Namun, diskusi dengan para stakeholders tidak menunjukkan adanya pemanfaatan cukai rokok untuk perbaikan gizi masyarakat, khususnya terkait program stunting. Dalam policy brief “Percepatan Penanganan Stunting dengan Pemanfaatan Pajak dan Cukai Rokok”, SEAMEO RECFON memberikan sejumlah rekomendasi spesifik terkait pemanfaatan dana bagi hasil (DBH) cukai hasil tembakau (CHT) untuk percepatan penanganan stunting.
SEAMEO RECFON merekomendasikan agar alokasi cukai rokok untuk percepatan penangangan stunting perlu dituangkan dalam rencana anggaran e- budgeting pemerintah daerah dan menjadi perhatian para pemangku kebijakan. Selain itu, monitoring dan evaluasi pemanfaatan cukai rokok dan dana bagi hasil cukai untuk program kesehatan perlu dilakukan secara rutin untuk mengetahui efisiensi penggunaan DBH CHT.
Penerapan Kawasan Tanpa Rokok (KTR) di Lingkungan Sekolah Sementara, merujuk pada policy brief “Pembangunan SDM Unggul melalui Pengendalian Tembakau dan penerapan KTR di Lingkungan Sekolah”, disebutkan, 10-19% anak usia di bawah 10 tahun sudah pernah mengonsumsi rokok dalam beragam varian bentuknya.
Sementara, pada anak usia 12-15 tahun, prevalensinya mencapai 18- 47%. Di antara perokok yang memulai konsumsi tembakau di usia dini, 43,4% di antaranya memulai pada usia 12-13 tahun atau saat anak berada pada level pendidikan Sekolah Menengah Pertama (SMP).
Di sini terlihat, lingkungan sekolah menjadi bagian penting dari upaya perlindungan anak terhadap dampak negatif tembakau. Sekolah atau tempat proses belajar dan mengajar dinyatakan sebagai kawasan tanpa rokok (KTR) dalam Peraturan Pemerintah (PP) No. 109 tahun 2012. PP ini kemudian diperkuat dalam peraturan Menteri pendidikan dan Kebudayaan (Permendikbud) No. 64 tahun 2015 tentang KTR di Sekolah.
Berdasarkan kajian terkait penerapan KTR di lingkungan sekolah, SEAMEO RECFON merekomendasikan agar materi mengenai bahaya tembakau dan rokok bagi kesehatan dan gizi diintegrasikan ke dalam kurikulum pendidikan anak sekolah, seawal mungkin, minimal mulai pada level sekolah menengah pertama (SMP). Selain itu, upaya ini perlu didukung monitoring dari pemerintah setempat dalam bentuk institusionalisasi pengawasan kawasan tanpa rokok sekolah sebagai salah satu indikator kinerja aparatur pemerintah daerah.
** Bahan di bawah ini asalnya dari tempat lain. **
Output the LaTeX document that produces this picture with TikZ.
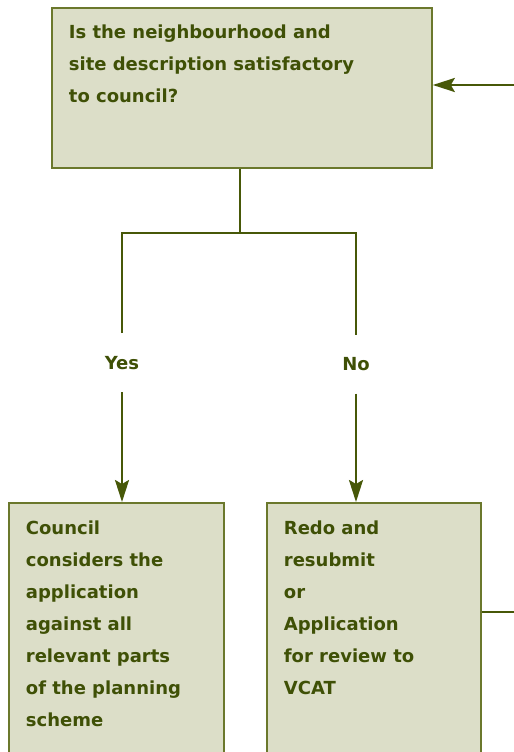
\documentclass[tikz,border=0pt]{standalone}
\usepackage{fontspec}
\setmainfont{DejaVu Sans}
\usetikzlibrary{arrows.meta}
\definecolor{boxfill}{HTML}{DCDEC8}
\definecolor{boxline}{HTML}{6B782C}
\definecolor{ink}{HTML}{475808}
\definecolor{txt}{HTML}{3F5006}
\newcommand{\flowtext}[4]{\vbox to #1{\hsize=#2\relax\parindent=0pt\parskip=0pt\baselineskip=32bp\noindent\rule{0pt}{#3}#4\par\vfil}}
\begin{document}
\begin{tikzpicture}[x=1bp,y=-1bp,
  box/.style={draw=boxline,fill=boxfill,line width=1.8bp,inner xsep=17bp,inner ysep=0pt,anchor=north west,text=txt,font=\fontsize{18bp}{32bp}\selectfont\bfseries},
  conn/.style={draw=ink,line width=2.4bp},
  arr/.style={conn,-{Stealth[length=22bp,width=14bp,inset=4bp]}},
  lbl/.style={inner sep=0pt,text height=13bp,text depth=0pt,outer ysep=23bp,text=txt,font=\fontsize{18bp}{32bp}\selectfont\bfseries}]
\useasboundingbox (0,0) rectangle (514,752);
\clip (0,0) rectangle (514,752);
\node[box] (q) at (51,7) {\flowtext{160bp}{346bp}{31bp}{Is the neighbourhood and\par site description satisfactory\par to council?}};
\node[box] (lb) at (8,502) {\flowtext{270bp}{181bp}{32bp}{Council\par considers the\par application\par against all\par relevant parts\par of the planning\par scheme}};
\node[box] (rb) at (266,502) {\flowtext{270bp}{180bp}{32bp}{Redo and\par resubmit\par or\par Application\par for review to\par VCAT}};
\node[lbl] (yes) at (122,362.5) {Yes};
\node[lbl] (no) at (356,364) {No};
\coordinate (jl) at (122,233);
\coordinate (jr) at (356,233);
\coordinate (rin) at (514,85);
\coordinate (rout) at (514,612);
\coordinate (stem) at ([xshift=-2bp]q.south);
\draw[conn] (stem) -- (stem |- jl);
\draw[conn] (yes.north) -- (jl) -- (jr) -- (no.north);
\draw[arr] (yes.south) -- (yes.south |- lb.north);
\draw[arr] (no.south) -- (no.south |- rb.north);
\draw[arr] (rin) -- (rin -| q.east);
\draw[conn] (rout -| rb.east) -- (rout);
\end{tikzpicture}
\end{document}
Muchtaruddin Mansyur, Direktur SEAMEO RECFON menerangkan bahwa kebiasaan orangtua merokok di rumah juga mendorong anak untuk merokok setiap hari.
Muchtaruddin menambahkan, perilaku merokok dalam keluarga terbukti memengaruhi kesehatan dan status gizi anak, tidak hanya pada anak usia sekolahnamun juga Balita. SEAMEO RECFON juga mendorong adanya upaya perbaikan gizi anak sekolah, terutama di daerah yang mempunyai angka prevalensi keluarga dengan perokok yang tinggi.
Selain itu, SEAMEO RECFON juga mendorong pemerintah membuat kebijakan mengenai pendidikan orangtua (parenting) mengenai akibat rokok bagi kesehatan dan kesejahteraan anak.